El Frente Amplio (FA) comenzó a recorrer el camino hacia la definición de su candidato presidencial para el año que viene. Un camino largo, en el que ni siquiera se ha definido todavía quiénes competirán en elecciones internas por esa candidatura, ni con qué apoyos internos contarán (suponiendo que, como todo lo indica, habrá competencia en vez de un solo aspirante, como ocurrió en algunas ocasiones anteriores). Por el momento sólo hay una danza preliminar de nombres, y esto obviamente implica desgaste para los involucrados, pero no tiene por qué ser gratis la posibilidad de encabezar las listas del mayor partido del país, y a las personas que no quieran verse envueltas en controversias les basta con rechazar el ofrecimiento para seguir viviendo tranquilas. Hay problemas más importantes: entre ellos, la definición de qué quiere hacer el FA para ganar en 2019.

La pregunta puede parecer superficial, pero resulta pertinente. El problema electoral del oficialismo es, según las encuestas disponibles (olvidemos por un momento que las encuestas en Uruguay han perdido puntería), que un porcentaje importante de la ciudadanía, potencialmente afín al FA, no manifiesta la decisión de votarlo y tampoco la de apoyar a otros partidos. Es bastante improbable, sin embargo, que se pueda entusiasmar a todas esas personas de la misma manera, porque da la impresión de que están desilusionadas por distintos motivos.

Hay entre los indecisos quienes quieren definiciones más audaces para avanzar hacia el socialismo, pero es indudable que otros, con mayor o menor conocimiento de causa, están desconformes porque les parece que el sistema educativo da muy malos resultados, que la inseguridad es alarmante o que se les cobran impuestos muy altos para mantener a los pobres. Y es imposible negar, entre los diversos malestares, aquellos causados por el caso de Raúl Sendic y la forma en que el FA lo manejó.

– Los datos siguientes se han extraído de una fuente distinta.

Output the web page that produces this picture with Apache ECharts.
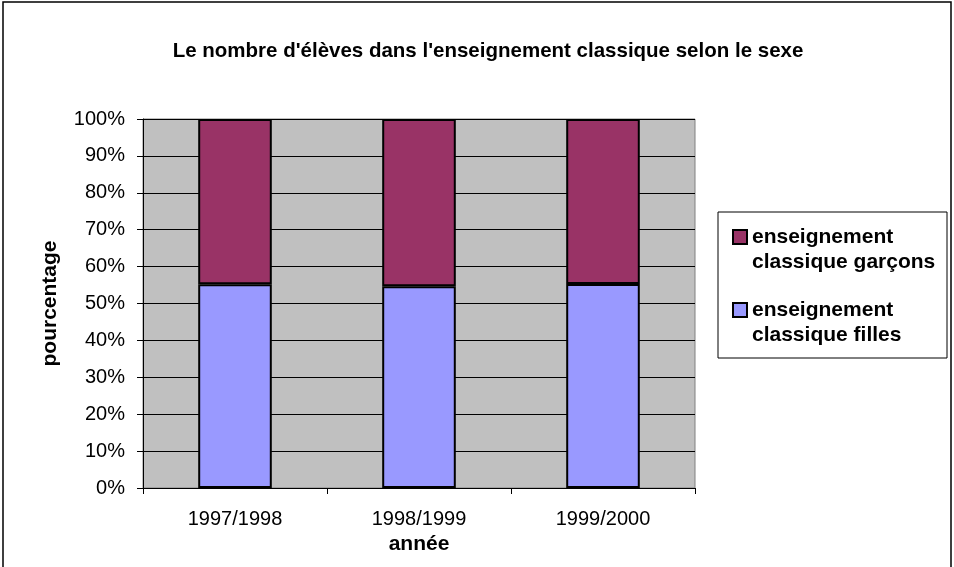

Existen varias maneras de afrontar dificultades electorales como las mencionadas. Una de ellas, que ha ganado terreno en las últimas campañas, enfoca el asunto con criterios publicitarios: analiza la demanda y a partir de ella construye una oferta que pueda satisfacerla, descartando cualquier iniciativa o gesto que pueda caerle mal a aquellos a quienes se busca captar. En el otro extremo está el procedimiento de los viejos “partidos de ideas”: un esfuerzo racionalista que primero define una propuesta para el país y luego se empeña en convencer a los votantes de que la apoyen, aunque no sea la que en principio querían escuchar.

Como indica el sentido común –y muy especialmente el que predomina en nuestra sociedad–, lo deseable está en algún punto intermedio, que le permita al frenteamplismo tener éxito entre los indecisos sin desdibujar su identidad ni sus proyectos de largo plazo. Pero está muy claro, o debería estarlo, que definir de qué modo se quieren ganar las elecciones nacionales no es lo mismo que escoger una candidatura, y que de ningún modo es lo mismo que dirimir un nuevo capítulo de la disputa interna entre sectores y líderes.